Group of British film-makers

The Documentary Film Movement is the group of British filmmakers, led by John Grierson, who were influential in British film culture in the 1930s and 1940s.

==Principles==
The founding principles of the movement were based on Grierson's views of documentary film. He wished to use film to educate citizens in an understanding of democratic society.

==History==
The movement began at the Film Unit of the Empire Marketing Board in 1930. The unit was headed by John Grierson, who appointed apprentices such as Basil Wright, Arthur Elton, Edgar Anstey, Stuart Legg, Paul Rotha and Harry Watt. These filmmakers were mostly young, middle-class, educated males with liberal political views. In 1933, the film unit was transferred to the General Post Office.

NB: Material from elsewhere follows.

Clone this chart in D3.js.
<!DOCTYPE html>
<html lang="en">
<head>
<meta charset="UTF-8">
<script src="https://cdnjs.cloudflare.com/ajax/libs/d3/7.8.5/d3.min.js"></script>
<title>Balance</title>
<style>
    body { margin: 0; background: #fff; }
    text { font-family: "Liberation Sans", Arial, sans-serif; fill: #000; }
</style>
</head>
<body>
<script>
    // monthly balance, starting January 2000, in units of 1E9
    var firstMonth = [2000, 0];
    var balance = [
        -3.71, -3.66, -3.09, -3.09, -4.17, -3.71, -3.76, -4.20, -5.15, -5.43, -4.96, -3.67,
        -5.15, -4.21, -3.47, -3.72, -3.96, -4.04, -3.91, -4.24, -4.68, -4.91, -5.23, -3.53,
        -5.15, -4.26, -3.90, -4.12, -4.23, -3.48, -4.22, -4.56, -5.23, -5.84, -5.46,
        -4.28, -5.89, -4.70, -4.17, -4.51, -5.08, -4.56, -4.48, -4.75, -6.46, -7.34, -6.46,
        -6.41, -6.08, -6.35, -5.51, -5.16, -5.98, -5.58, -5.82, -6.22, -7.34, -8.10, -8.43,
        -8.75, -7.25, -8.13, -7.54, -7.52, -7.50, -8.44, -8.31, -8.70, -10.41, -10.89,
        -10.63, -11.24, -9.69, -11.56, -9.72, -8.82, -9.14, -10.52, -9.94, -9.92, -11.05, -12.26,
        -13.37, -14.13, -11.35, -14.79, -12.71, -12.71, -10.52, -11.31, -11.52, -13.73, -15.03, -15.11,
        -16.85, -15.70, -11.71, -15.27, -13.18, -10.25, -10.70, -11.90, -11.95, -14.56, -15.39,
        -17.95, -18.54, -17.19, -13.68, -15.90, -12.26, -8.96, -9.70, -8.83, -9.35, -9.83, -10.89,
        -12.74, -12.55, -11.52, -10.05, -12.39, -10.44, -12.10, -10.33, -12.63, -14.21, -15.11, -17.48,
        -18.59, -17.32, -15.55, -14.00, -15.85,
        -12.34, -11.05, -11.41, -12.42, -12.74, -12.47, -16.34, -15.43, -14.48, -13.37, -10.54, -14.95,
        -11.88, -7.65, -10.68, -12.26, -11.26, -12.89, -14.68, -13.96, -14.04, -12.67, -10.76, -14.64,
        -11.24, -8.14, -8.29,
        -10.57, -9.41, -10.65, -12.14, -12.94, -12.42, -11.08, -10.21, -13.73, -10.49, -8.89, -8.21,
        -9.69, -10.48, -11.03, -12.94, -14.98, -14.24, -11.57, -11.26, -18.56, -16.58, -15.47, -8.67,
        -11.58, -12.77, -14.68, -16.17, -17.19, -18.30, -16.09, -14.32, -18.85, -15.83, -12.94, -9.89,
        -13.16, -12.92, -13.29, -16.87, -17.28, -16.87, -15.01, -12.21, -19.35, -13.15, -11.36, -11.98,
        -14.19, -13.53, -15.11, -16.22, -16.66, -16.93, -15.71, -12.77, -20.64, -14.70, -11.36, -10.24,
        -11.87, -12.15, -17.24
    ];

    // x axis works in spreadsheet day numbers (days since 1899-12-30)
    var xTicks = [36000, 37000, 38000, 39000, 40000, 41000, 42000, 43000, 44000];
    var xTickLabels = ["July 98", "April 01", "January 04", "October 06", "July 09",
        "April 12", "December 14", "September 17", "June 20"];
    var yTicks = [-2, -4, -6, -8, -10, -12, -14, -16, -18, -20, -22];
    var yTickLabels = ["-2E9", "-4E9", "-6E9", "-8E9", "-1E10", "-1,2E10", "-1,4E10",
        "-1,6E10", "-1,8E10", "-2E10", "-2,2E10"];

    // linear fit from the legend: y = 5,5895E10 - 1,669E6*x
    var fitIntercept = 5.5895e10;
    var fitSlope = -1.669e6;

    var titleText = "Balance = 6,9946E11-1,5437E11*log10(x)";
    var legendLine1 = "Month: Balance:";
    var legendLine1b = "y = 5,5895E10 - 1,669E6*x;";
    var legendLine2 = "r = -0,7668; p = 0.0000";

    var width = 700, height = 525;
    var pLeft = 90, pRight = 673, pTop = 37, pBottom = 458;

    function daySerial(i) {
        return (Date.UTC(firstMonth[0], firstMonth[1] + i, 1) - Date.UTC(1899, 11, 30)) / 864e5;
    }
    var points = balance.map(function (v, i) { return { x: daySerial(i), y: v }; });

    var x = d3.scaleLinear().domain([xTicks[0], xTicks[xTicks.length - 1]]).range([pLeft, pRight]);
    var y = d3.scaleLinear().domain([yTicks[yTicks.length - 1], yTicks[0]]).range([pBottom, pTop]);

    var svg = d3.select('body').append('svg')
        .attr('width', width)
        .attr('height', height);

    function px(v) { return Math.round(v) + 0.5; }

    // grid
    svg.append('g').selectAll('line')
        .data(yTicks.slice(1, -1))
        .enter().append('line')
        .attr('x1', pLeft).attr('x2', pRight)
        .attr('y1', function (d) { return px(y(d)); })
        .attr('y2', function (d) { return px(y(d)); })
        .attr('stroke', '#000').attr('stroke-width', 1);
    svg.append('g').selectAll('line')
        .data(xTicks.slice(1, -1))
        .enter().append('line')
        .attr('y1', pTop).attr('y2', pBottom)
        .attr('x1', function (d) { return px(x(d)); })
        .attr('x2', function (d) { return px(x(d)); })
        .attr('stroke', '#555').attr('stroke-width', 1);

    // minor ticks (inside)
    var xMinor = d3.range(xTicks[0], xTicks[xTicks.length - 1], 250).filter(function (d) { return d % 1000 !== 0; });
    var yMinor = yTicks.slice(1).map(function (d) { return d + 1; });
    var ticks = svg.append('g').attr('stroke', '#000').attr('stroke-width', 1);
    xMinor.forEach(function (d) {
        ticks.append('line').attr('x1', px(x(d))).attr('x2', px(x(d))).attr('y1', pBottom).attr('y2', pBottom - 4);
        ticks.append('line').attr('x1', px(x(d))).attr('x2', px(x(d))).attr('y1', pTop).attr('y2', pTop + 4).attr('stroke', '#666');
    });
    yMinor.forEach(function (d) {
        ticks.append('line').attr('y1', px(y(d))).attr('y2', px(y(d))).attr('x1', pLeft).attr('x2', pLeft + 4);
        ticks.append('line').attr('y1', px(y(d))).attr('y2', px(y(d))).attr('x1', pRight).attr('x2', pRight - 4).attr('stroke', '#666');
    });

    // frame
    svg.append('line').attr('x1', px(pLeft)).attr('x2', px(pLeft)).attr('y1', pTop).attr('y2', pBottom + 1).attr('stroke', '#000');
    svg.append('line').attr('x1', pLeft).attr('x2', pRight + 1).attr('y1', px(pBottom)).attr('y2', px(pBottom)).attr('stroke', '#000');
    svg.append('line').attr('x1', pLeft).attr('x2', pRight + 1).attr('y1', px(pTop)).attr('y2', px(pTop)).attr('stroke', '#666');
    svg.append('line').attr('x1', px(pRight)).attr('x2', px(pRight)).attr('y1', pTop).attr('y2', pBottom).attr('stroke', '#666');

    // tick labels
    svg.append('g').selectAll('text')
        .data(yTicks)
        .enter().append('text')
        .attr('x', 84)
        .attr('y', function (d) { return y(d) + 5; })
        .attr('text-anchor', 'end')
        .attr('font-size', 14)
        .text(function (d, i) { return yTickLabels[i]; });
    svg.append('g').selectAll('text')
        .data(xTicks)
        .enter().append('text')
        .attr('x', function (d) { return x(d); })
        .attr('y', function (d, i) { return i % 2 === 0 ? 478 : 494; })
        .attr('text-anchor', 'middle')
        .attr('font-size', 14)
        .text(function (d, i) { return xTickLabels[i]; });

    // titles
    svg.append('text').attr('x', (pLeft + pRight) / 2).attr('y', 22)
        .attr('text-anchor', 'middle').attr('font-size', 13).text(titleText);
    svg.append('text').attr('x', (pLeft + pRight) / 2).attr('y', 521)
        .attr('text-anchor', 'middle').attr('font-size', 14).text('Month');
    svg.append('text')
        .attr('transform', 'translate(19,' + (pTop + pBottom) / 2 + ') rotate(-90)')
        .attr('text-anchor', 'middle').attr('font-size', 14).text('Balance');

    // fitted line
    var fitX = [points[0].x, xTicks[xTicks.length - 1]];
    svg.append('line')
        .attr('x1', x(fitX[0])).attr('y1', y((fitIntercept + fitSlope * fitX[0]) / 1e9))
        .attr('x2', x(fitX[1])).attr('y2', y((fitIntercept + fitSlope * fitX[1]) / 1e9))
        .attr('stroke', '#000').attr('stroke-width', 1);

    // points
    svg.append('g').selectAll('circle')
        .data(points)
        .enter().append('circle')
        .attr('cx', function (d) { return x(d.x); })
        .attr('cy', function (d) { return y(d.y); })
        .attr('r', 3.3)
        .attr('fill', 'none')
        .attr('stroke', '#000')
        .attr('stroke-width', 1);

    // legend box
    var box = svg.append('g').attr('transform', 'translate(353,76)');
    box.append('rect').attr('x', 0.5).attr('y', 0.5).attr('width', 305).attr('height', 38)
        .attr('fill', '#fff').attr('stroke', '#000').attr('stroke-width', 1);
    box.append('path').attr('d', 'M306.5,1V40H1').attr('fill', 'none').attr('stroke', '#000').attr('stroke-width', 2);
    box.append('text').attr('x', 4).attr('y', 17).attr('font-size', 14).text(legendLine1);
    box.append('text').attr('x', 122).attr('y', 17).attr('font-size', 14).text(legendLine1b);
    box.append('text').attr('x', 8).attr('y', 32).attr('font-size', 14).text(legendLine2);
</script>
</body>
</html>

From 1936, the movement began to disperse and divisions emerged. Whereas previously the documentary film movement had been located in a single public sector organisation, it separated in the late 1930s into different branches, as filmmakers explored other possibilities for developing documentary film. By 1937, the movement was spread across four different production units: GPO, Shell (headed by Anstey), Strand (headed by Rotha) and Realist (led by Wright).

In 1939, Grierson left Britain to work with the National Film Board of Canada, where he remained until 1945. In 1940, the GPO Film Unit was transferred to the Ministry of Information and renamed the Crown Film Unit.